Similar issues abound in efforts to integrate automated voice analysis into mental health care. Assertions that AI can “more accurately detect depressed mood using the sound of your voice” frame affective states like depression — which could be interpreted as a reasonable response to things like global pandemics, police brutality, ableism, wage theft, and catastrophic climate change — as the outcome of audible biological glitches. My research suggests that the ability of AI to identify vocal biomarkers is often oversold, or else glosses over the highly subjective processes involved in building these systems. As I discuss in a recent article (Semel 2021) investigating a smartphone application designed to monitor users diagnosed with bipolar disorder and predict when they will have a manic or depressive episode based on voice changes, distinguishing between “pathological” and “non-pathological” voice sounds is a fuzzy, imprecise ordeal. To gather training data for their model, researchers record phone conversations between people diagnosed with bipolar disorder and mental health care workers, who classify the phone calls as either “depressed,” “manic,” or “asymptomatic” according to symptom assessment questionnaires developed in the 1980s. Research assistants then add metadata labels to the call by listening to them, trying to pay attention only to the sounds of the person’s voice and score the audio file based on how positive or energized the voice sounds. What the resulting AI “identifies” in the voice, then, is the outcome of what the health care workers and the research assistants think they heard.
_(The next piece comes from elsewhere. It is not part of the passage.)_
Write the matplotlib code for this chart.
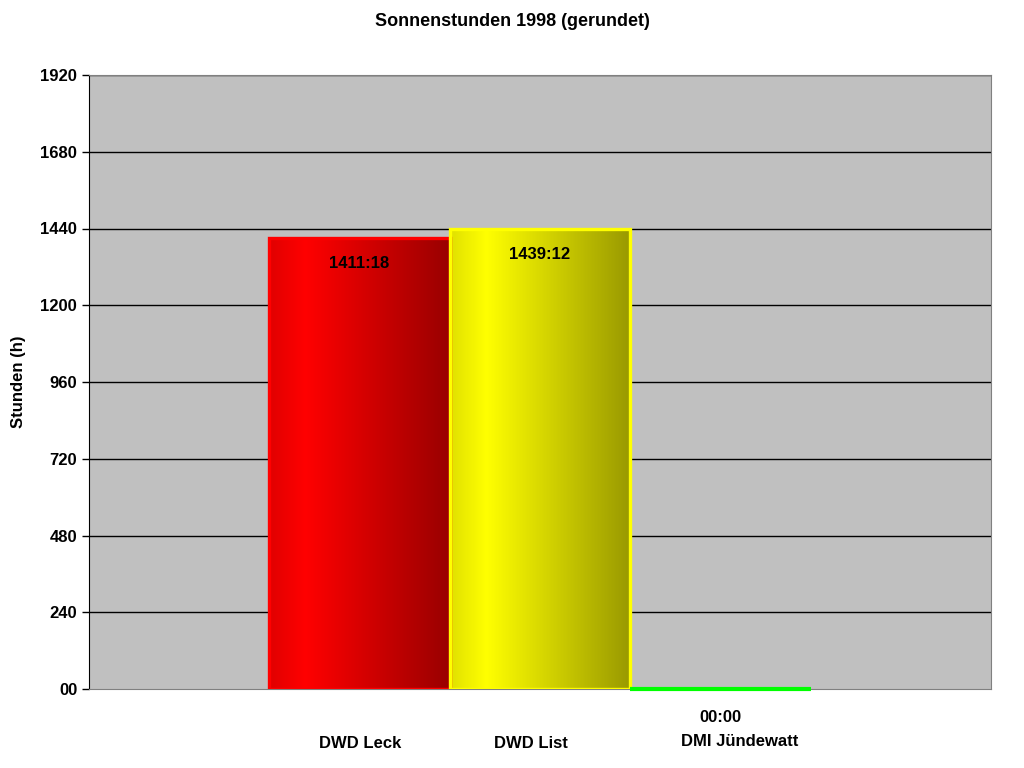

Listening in on the listening practices that enable automated voice analysis technologies might offer a way to reckon with their legacies and limitations. This can help us keep in mind one of the key insights of sound studies scholars such as Dylan Robinson (2020) and Nina Sun Eidsheim (2019): vocal qualities are not meaningful on their own, but are made meaningful through the relational interplay of vocalizers and perceivers. How people sound has much to do with the habits and expectations of how to listen to them. To acknowledge that any connection between vocal quality and social category is forged through relations is to keep in mind the histories and power dynamics that might structure those relations. This also means acknowledging that AI never listens on its own to voice — we (whoever we are) are always listening with it.